I personally am drawn to the focus of this palindromic-titled publication because I am always interested in reading pieces that explore the influences that are woven into architectural practice. This is something that continually fascinates me about architecture and environmental design in general: so many multidisciplinary topics and professions, some that may seem totally unrelated at the surface level, are used as inspiration for or deeply influence design decisions. Also, music is an integral part of my life; I fall deeply in love with songs to a point where they become the literal soundtrack to my life, and listening to specific songs has the power to vividly place me into a specific place or point in my life (as I’m sure is true for most of you reading this). I also find myself utilizing songs as direct design inspiration for my own projects, envisioning what genre of music would play in a restaurant, retail store, public plaza, and the like. Each essay in Center 18 reminds me of the power that music has on our lives — in ways I haven’t previously thought possible.

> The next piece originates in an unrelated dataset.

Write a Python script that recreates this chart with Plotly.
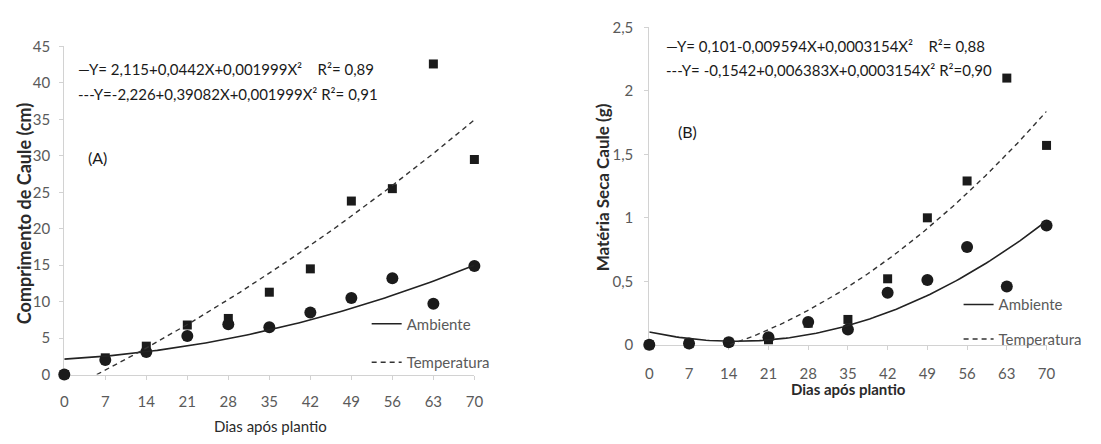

For example, yesterday on the bus to one of my summer classes I read the essay titled “Louis Sullivan, J.S. Dwight, and Wagnerian Aesthetics in the Chicago Auditorium Building” by Stephen Thursby. I have been reading through Center 18 haphazardly, selecting essays based on what topics I’m initially drawn to. This piece immediately caught my interest, as I have a deep love for Chicago and am spending a lot of my summer with the writings of Louis Sullivan (he’s on my summer reading list, after all!). This piece left me in awe after bringing to light the influences of nature, poetry, and the work of composer Richard Wagner in Sullivan and Adler’s design for the Auditorium’s theatre. With Andrew Bird’s new album I Want to See Pulaski at Night filling my ears with beautifully arranged strings and melodies whilst I read, I felt an overwhelming understanding of the sheer power of music on not only life itself, but how it can challenge people to live their lives better.

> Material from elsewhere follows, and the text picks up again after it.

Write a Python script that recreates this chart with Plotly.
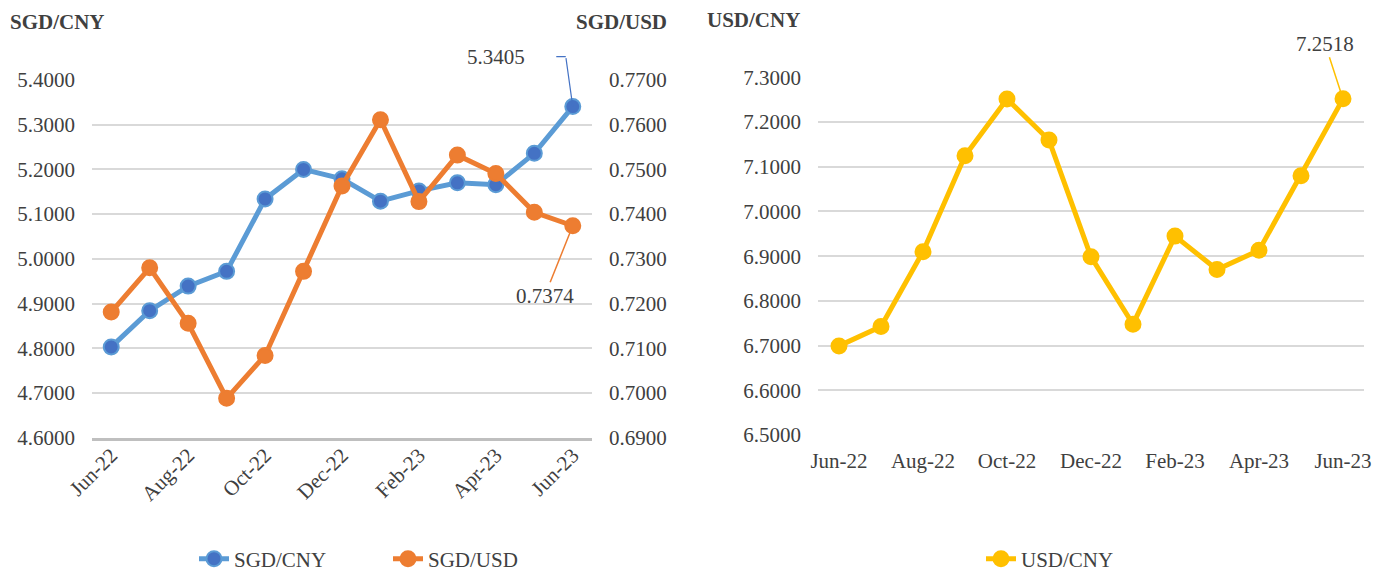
import plotly.graph_objects as go

# ---- data ----
months = ["Jun-22", "Jul-22", "Aug-22", "Sep-22", "Oct-22", "Nov-22", "Dec-22",
          "Jan-23", "Feb-23", "Mar-23", "Apr-23", "May-23", "Jun-23"]
sgd_cny = [4.803, 4.884, 4.939, 4.972, 5.134, 5.200, 5.179, 5.129, 5.152,
           5.170, 5.166, 5.236, 5.3405]
sgd_usd = [0.7181, 0.7280, 0.7156, 0.6988, 0.7084, 0.7272, 0.7463, 0.7611,
           0.7428, 0.7532, 0.7491, 0.7404, 0.7374]
usd_cny = [6.6993, 6.7425, 6.9100, 7.1246, 7.2515, 7.1597, 6.8985, 6.7478,
           6.9448, 6.8700, 6.9130, 7.0799, 7.2518]
tick_months = months[::2]

PAGE_W, PAGE_H = 1386, 571
OFF = 8                      # default page body margin
W, H = PAGE_W - OFF, PAGE_H - OFF
FONT = "Liberation Serif, Times New Roman, serif"
FS = 21
TXT = "#404040"
GRID = "#D9D9D9"
BLUE_LINE, BLUE_MK = "#5B9BD5", "#4472C4"
ORANGE = "#ED7D31"
YELLOW = "#FFC000"


def px_x(p):
    return (p - OFF) / W


def px_y(p):
    return (PAGE_H - p) / H


cat_range = [-0.5, len(months) - 0.5]

fig = go.Figure()

fig.add_trace(go.Scatter(
    x=months, y=sgd_cny, name="SGD/CNY", mode="lines+markers",
    line=dict(color=BLUE_LINE, width=5),
    marker=dict(size=15, color=BLUE_MK, line=dict(color=BLUE_LINE, width=2)),
    xaxis="x", yaxis="y", legend="legend"))
fig.add_trace(go.Scatter(
    x=months, y=sgd_usd, name="SGD/USD", mode="lines+markers",
    line=dict(color=ORANGE, width=5),
    marker=dict(size=15, color=ORANGE, line=dict(color=ORANGE, width=2)),
    xaxis="x", yaxis="y2", legend="legend"))
fig.add_trace(go.Scatter(
    x=months, y=usd_cny, name="USD/CNY", mode="lines+markers",
    line=dict(color=YELLOW, width=5),
    marker=dict(size=15, color=YELLOW, line=dict(color=YELLOW, width=2)),
    xaxis="x3", yaxis="y3", legend="legend2"))

tickfont = dict(family=FONT, size=FS, color=TXT)

fig.update_layout(
    width=W, height=H,
    margin=dict(l=0, r=0, t=0, b=0, autoexpand=False),
    paper_bgcolor="white", plot_bgcolor="white",
    font=dict(family=FONT, size=FS, color=TXT),
    hovermode=False,
    xaxis=dict(domain=[px_x(92), px_x(592)], anchor="y", type="category",
               categoryorder="array", categoryarray=months, range=cat_range,
               tickmode="array", tickvals=tick_months, tickangle=-45,
               tickfont=tickfont, showgrid=False, showline=True,
               linecolor="#BFBFBF", linewidth=3, ticks="", automargin=False,
               ticklabelstandoff=-6),
    yaxis=dict(domain=[px_y(437.7), px_y(80)], range=[4.6, 5.4], dtick=0.1,
               tickformat=".4f", tickfont=tickfont, showgrid=True,
               gridcolor=GRID, gridwidth=1.5, zeroline=False, ticks="",
               ticklabelstandoff=16, automargin=False),
    yaxis2=dict(overlaying="y", side="right", anchor="x", range=[0.69, 0.77],
                dtick=0.01, tickformat=".4f", tickfont=tickfont, showgrid=False,
                zeroline=False, ticks="", ticklabelstandoff=16, automargin=False),
    xaxis3=dict(domain=[px_x(818), px_x(1364)], anchor="y3", type="category",
                categoryorder="array", categoryarray=months, range=cat_range,
                tickmode="array", tickvals=tick_months, tickangle=0,
                tickfont=tickfont, showgrid=False, showline=False, ticks="",
                ticklabelstandoff=11, automargin=False),
    yaxis3=dict(domain=[px_y(435), px_y(77.3)], anchor="x3", range=[6.5, 7.3],
                dtick=0.1, tickformat=".4f", tickfont=tickfont, showgrid=True,
                gridcolor=GRID, gridwidth=1.5, zeroline=False, ticks="",
                ticklabelstandoff=16, automargin=False),
    legend=dict(orientation="h", x=px_x(194), y=px_y(559), xanchor="left",
                yanchor="middle", font=dict(family=FONT, size=FS, color=TXT),
                entrywidth=149, entrywidthmode="pixels",
                bgcolor="rgba(0,0,0,0)"),
    legend2=dict(orientation="h", x=px_x(981), y=px_y(559), xanchor="left",
                 yanchor="middle", font=dict(family=FONT, size=FS, color=TXT),
                 bgcolor="rgba(0,0,0,0)"),
)

title_font = dict(family=FONT, size=FS, color=TXT)
fig.add_annotation(text="<b>SGD/CNY</b>", xref="paper", yref="paper",
                   x=px_x(8), y=px_y(22), xanchor="left", yanchor="middle",
                   showarrow=False, font=title_font)
fig.add_annotation(text="<b>SGD/USD</b>", xref="paper", yref="paper",
                   x=px_x(669), y=px_y(22), xanchor="right", yanchor="middle",
                   showarrow=False, font=title_font)
fig.add_annotation(text="<b>USD/CNY</b>", xref="paper", yref="paper",
                   x=px_x(705), y=px_y(20), xanchor="left", yanchor="middle",
                   showarrow=False, font=title_font)

# data labels for the last points
lab_font = dict(family=FONT, size=FS, color=TXT)
fig.add_annotation(x=months[-1], y=sgd_cny[-1], xref="x", yref="y",
                   text=f"{sgd_cny[-1]:.4f}", showarrow=False,
                   xshift=-77, yshift=50, font=lab_font)
# elbow leader line for the SGD/CNY label
fig.add_annotation(x=months[-1], y=sgd_cny[-1], xref="x", yref="y",
                   text="", showarrow=True, arrowhead=0, arrowwidth=1.2,
                   arrowcolor=BLUE_MK, ax=-7, ay=-50, standoff=0,
                   startstandoff=0)
fig.add_annotation(x=months[-1], y=sgd_cny[-1], xref="x", yref="y",
                   text="", showarrow=True, arrowhead=0, arrowwidth=1.2,
                   arrowcolor=BLUE_MK, xshift=-7, yshift=50, ax=-11, ay=0,
                   standoff=0, startstandoff=0)
fig.add_annotation(x=months[-1], y=sgd_usd[-1], xref="x", yref="y2",
                   text=f"{sgd_usd[-1]:.4f}", showarrow=True, arrowhead=0,
                   arrowwidth=1.5, arrowcolor=ORANGE, ax=-28, ay=70,
                   font=lab_font, standoff=6)
fig.add_annotation(x=months[-1], y=usd_cny[-1], xref="x3", yref="y3",
                   text=f"{usd_cny[-1]:.4f}", showarrow=True, arrowhead=0,
                   arrowwidth=1.5, arrowcolor=YELLOW, ax=-18, ay=-55,
                   font=lab_font, standoff=6)

fig.write_html("out.html", config={"displayModeBar": False})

Now, some of you may be thinking, “Steph, what the heck? You go to school here; you should have known of the greatness of these publications. They’re always one of the top headlines on the UTSOA website and their exhibitions are held IN THE BUILDINGS YOU STUDY IN.” I know, I know — but as a graduate student about to celebrate my first anniversary of moving to Austin, I’m still uncovering the myriad opportunities and elements that make our School of Architecture such an engaging and inspiring place to learn. This takes time; I see it as an exploratory journey that affords me the ability to be pleasantly reminded, time and time again, by how lucky I am to be earning my degree from a School that prides itself on academic research and educational pursuits that bring multiple disciplines together.

Center 18 is now available for check out in the Architecture & Planning Library. I’ve already checked one out for myself, but I promise there’s more! All of CAAD’s publications are also available for purchase through the UT website or Amazon if you prefer to have a copy of your own (I’m saving up for mine!).

Call Number: 2542.35 C467 V.18 2014

This week’s #FeatureFriday was suggested by Martha Gonzalez Palacios but enthusiastically selected by Stephanie Phillips. I emphasize enthusiastically because I probably concerned Martha a bit over my excitement to dive into this book when she brought it to my attention. Sorry, Martha.